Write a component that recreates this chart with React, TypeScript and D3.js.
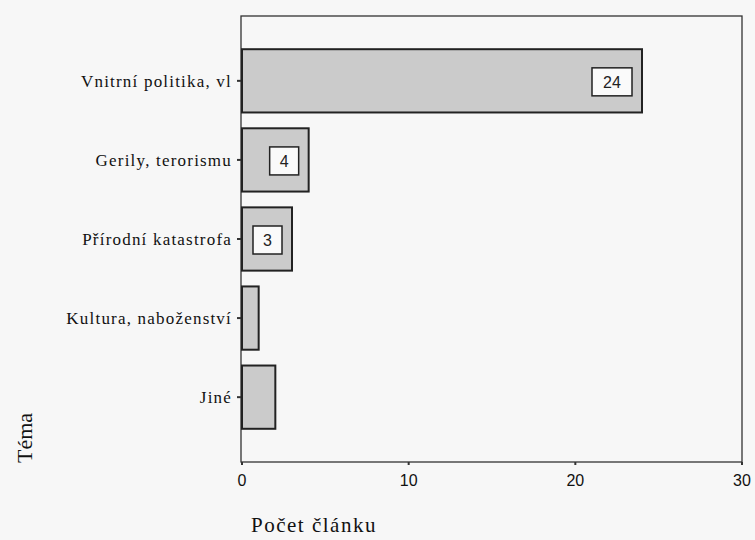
import React from "react";
import * as d3 from "d3";

const categories = [
  "Vnitrní politika, vl",
  "Gerily, terorismu",
  "Přírodní katastrofa",
  "Kultura, naboženství",
  "Jiné",
];
const values = [24, 4, 3, 1, 2];
const labelledValues = [24, 4, 3, null, null];
const xTicks = [0, 10, 20, 30];

const W = 755;
const H = 540;
const M = { left: 242, right: 742, top: 16, bottom: 462 };

export default function App() {
  const x = d3.scaleLinear().domain([0, 30]).range([M.left, M.right]);
  const y = d3
    .scaleBand<string>()
    .domain(categories)
    .range([M.top, M.bottom])
    .paddingInner(0.2)
    .paddingOuter(0.42);
  const serif = "'Liberation Serif', 'DejaVu Serif', serif";
  const sans = "'Liberation Sans', Arial, sans-serif";
  return (
    <svg
      width={W}
      height={H}
      style={{ position: "absolute", left: 0, top: 0 }}
    >
      <rect x={0} y={0} width={W} height={H} fill="#f7f7f7" />
      {/* plot frame */}
      <rect
        x={M.left - 1}
        y={M.top}
        width={M.right - M.left + 1}
        height={M.bottom - M.top}
        fill="none"
        stroke="#333"
        strokeWidth={1.3}
      />
      {/* bars */}
      {categories.map((c, i) => (
        <rect
          key={c}
          x={x(0)}
          y={y(c)!}
          width={x(values[i]) - x(0)}
          height={y.bandwidth()}
          fill="#cbcbcb"
          stroke="#222"
          strokeWidth={2}
        />
      ))}
      {/* value labels */}
      {categories.map((c, i) => {
        const v = labelledValues[i];
        if (v == null) return null;
        const txt = String(v);
        const bw = txt.length > 1 ? 40 : 29;
        const bh = 28;
        const right = x(values[i]) - 10;
        const cy = y(c)! + y.bandwidth() / 2 + 1;
        return (
          <g key={"l" + c}>
            <rect
              x={right - bw}
              y={cy - bh / 2}
              width={bw}
              height={bh}
              fill="#fafafa"
              stroke="#222"
              strokeWidth={1.5}
            />
            <text
              x={right - bw / 2}
              y={cy + 6}
              textAnchor="middle"
              fontFamily={sans}
              fontSize={16}
              fill="#222"
            >
              {txt}
            </text>
          </g>
        );
      })}
      {/* category labels and ticks */}
      {categories.map((c) => {
        const cy = y(c)! + y.bandwidth() / 2;
        return (
          <g key={"c" + c}>
            <line
              x1={M.left - 5}
              x2={M.left - 1}
              y1={cy}
              y2={cy}
              stroke="#333"
              strokeWidth={2}
            />
            <text
              x={M.left - 10}
              y={cy + 6}
              textAnchor="end"
              fontFamily={serif}
              fontSize={17}
              letterSpacing={1.2}
              fill="#111"
            >
              {c}
            </text>
          </g>
        );
      })}
      {/* x ticks */}
      {xTicks.map((t) => (
        <g key={"t" + t}>
          <line
            x1={x(t)}
            x2={x(t)}
            y1={M.bottom}
            y2={M.bottom + 3}
            stroke="#333"
            strokeWidth={2}
          />
          <text
            x={x(t)}
            y={M.bottom + 24}
            textAnchor="middle"
            fontFamily={sans}
            fontSize={16}
            fill="#111"
          >
            {t}
          </text>
        </g>
      ))}
      {/* axis titles */}
      <text
        x={314}
        y={532}
        textAnchor="middle"
        fontFamily={serif}
        fontSize={21}
        letterSpacing={1.5}
        fill="#111"
      >
        Počet článku
      </text>
      <text
        transform="translate(32,438) rotate(-90)"
        textAnchor="middle"
        fontFamily={serif}
        fontSize={22}
        fill="#111"
      >
        Téma
      </text>
    </svg>
  );
}
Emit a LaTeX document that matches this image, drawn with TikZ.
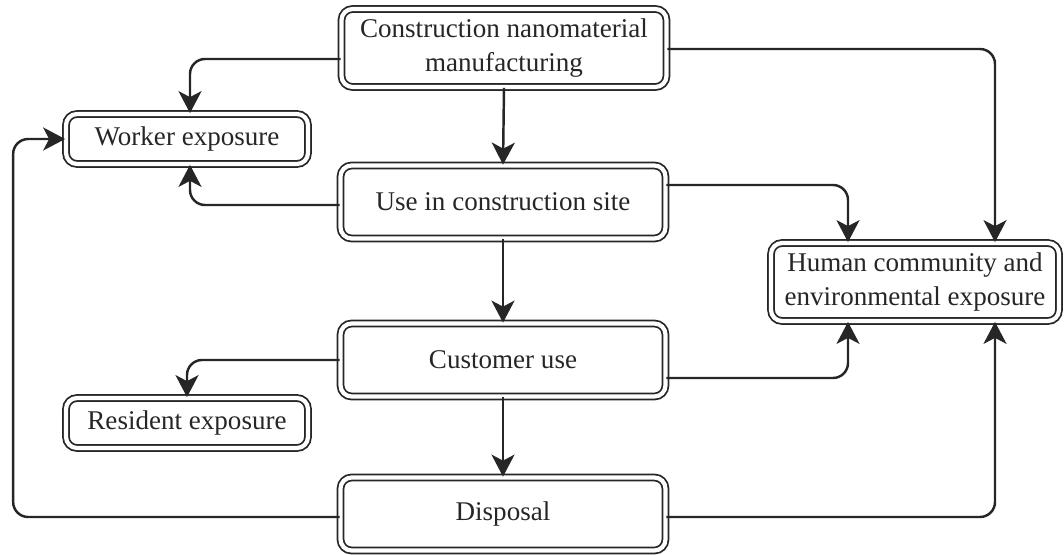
\documentclass[tikz,border=0pt]{standalone}
\usepackage{fontspec}
\setmainfont{Liberation Serif}
\usepackage{tikz}
\usetikzlibrary{arrows.meta,calc}
\tikzset{
  >={Stealth[length=4.4mm,width=4.6mm,inset=1.2mm]},
}
\tikzstyle{block}=[draw=black!85,line width=1pt,double,double distance=2.4pt,
  rounded corners=2.2mm,align=center,inner sep=0pt,
  font=\fontsize{15.4}{19.5}\selectfont,text=black!85]
\tikzstyle{link}=[line width=1.4pt,draw=black!85,->,rounded corners=3mm]
\tikzstyle{every node}=[font=\footnotesize]

\begin{document}
\begin{tikzpicture}[x=0.02cm,y=-0.02cm]
    \useasboundingbox (0,0) rectangle (1064,554);
    \node[block,minimum width=6.5cm,minimum height=1.56cm] (manuf) at (504,48)
      {Construction nanomaterial\\manufacturing};
    \node[block,minimum width=4.84cm,minimum height=1.0cm] (worker) at (187,139)
      {Worker exposure};
    \node[block,minimum width=6.5cm,minimum height=1.46cm] (site) at (503,202)
      {Use in construction site};
    \node[block,minimum width=5.76cm,minimum height=1.56cm] (human) at (915,282)
      {Human community and\\environmental exposure};
    \node[block,minimum width=6.5cm,minimum height=1.46cm] (customer) at (503,360)
      {Customer use};
    \node[block,minimum width=4.84cm,minimum height=1.0cm] (resident) at (187,423)
      {Resident exposure};
    \node[block,minimum width=6.5cm,minimum height=1.46cm] (disposal) at (503,514)
      {Disposal};
    % from manufacturing
    \draw[link] ($(manuf.west)+(0,11)$) -| ($(worker.north)+(3,0)$);
    \draw[link] (manuf.south) -- (site.north);
    \draw[link] ($(manuf.east)+(0,1)$) -| ($(human.north)+(80,0)$);
    % from the construction site
    \draw[link] ($(site.west)+(0,3)$) -| ($(worker.south)+(3,0)$);
    \draw[link] ($(site.east)+(0,-17)$) -| ($(human.north)+(-67,0)$);
    \draw[link] (site.south) -- (customer.north);
    % from customer use
    \draw[link] (customer.west) -| (resident.north);
    \draw[link] ($(customer.east)+(0,18)$) -| ($(human.south)+(-67,0)$);
    \draw[link] (customer.south) -- (disposal.north);
    % from disposal
    \draw[link] ($(disposal.west)+(0,3)$) -| ($(worker.west)+(-52,0)$) -- (worker.west);
    \draw[link] ($(disposal.east)+(0,3)$) -| ($(human.south)+(80,0)$);
  \end{tikzpicture}
\end{document}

■ PROBLEM ■
Up to and including the line containing "16, bottom: 462", quote each line of the entries above from the very first, please, exactly and without images.

■ FINISHED TASK ■
Write a component that recreates this chart with React, TypeScript and D3.js.
import React from "react";
import * as d3 from "d3";

const categories = [
  "Vnitrní politika, vl",
  "Gerily, terorismu",
  "Přírodní katastrofa",
  "Kultura, naboženství",
  "Jiné",
];
const values = [24, 4, 3, 1, 2];
const labelledValues = [24, 4, 3, null, null];
const xTicks = [0, 10, 20, 30];

const W = 755;
const H = 540;
const M = { left: 242, right: 742, top: 16, bottom: 462 };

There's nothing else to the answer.